Puis arrivent les deux airs d’Otello, que l’on reçoit comme des coups de poing dans le plexus. Jonas Kaufmann en livre une interprétation stupéfiante, renversante, d’un impact quasi physique, qui laisse chancelant. On n’hésite pas à l’écrire : Kaufmann se situe ici au niveau des plus grands, dans ce « rôle des rôles » du répertoire de ténor italien. On est transporté par cette alliance unique et si subtile de puissance et de fragilité, servie par un timbre de bronze, et comme décuplée par une absolue probité stylistique (aucun sanglot, aucun dérapage expressionniste: rien que les notes écrites par Verdi!). On pense immédiatement à Jon Vickers, évidemment, mais avec une couleur plus sombre, mais aussi à… Lauritz Melchior. C’est dire à quels sommets on situe ces 11 minutes qui, à elles seules, rendent obligatoire l’acquisition de cet album. En attendant une prise de rôle annoncée par Kaufmann lui-même comme devant intervenir dans deux ou trois ans (voir brève du 3 septembre dernier), ces deux extraits constituent une immense et magnifique promesse dont on espère avec ferveur qu’elle sera tenue.
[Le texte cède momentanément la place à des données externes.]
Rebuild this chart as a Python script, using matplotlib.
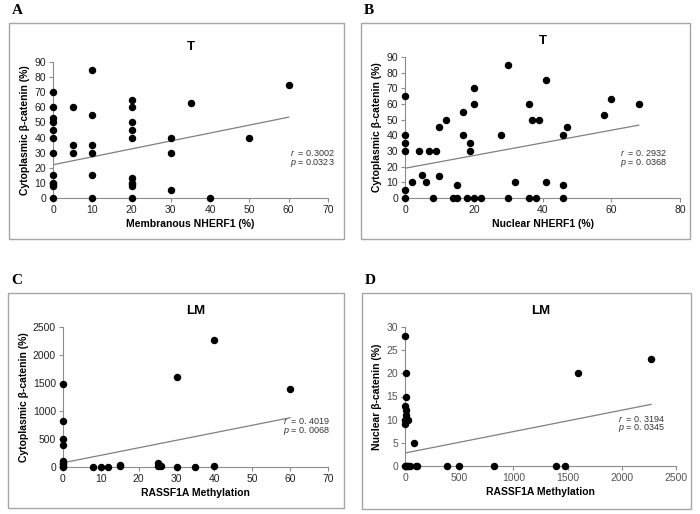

Il faudra pour cela que Jonas Kaufmann dispose de partenaires qui soient à sa hauteur. Ce n’est hélas pas le cas dans cet album, à l’exception notable de Franco Vassalo, plus que convenable en Posa et en Iago. Les autres comprimarii se situent plusieurs crans en dessous. Pire : l’accompagnement de l’orchestre de l’opéra de Parme est indigent, plombé par une direction tour à tour lymphatique et prosaïque, souvent désespérante (on pourrait multiplier les exemples : l’air d’Adorno, les traits de violoncelle au début de la scène de Don Carlo, presque comiques, ou alors, toujours dans la scène de Don Carlo, la fanfare supposée illustrer le passage du cortège royal, digne d’un bastringue de fête foraine). Sony Classical n’avait rien de mieux à offrir à sa nouvelle et prestigieuse recrue ? Un tel joyaux méritait assurément un plus bel écrin.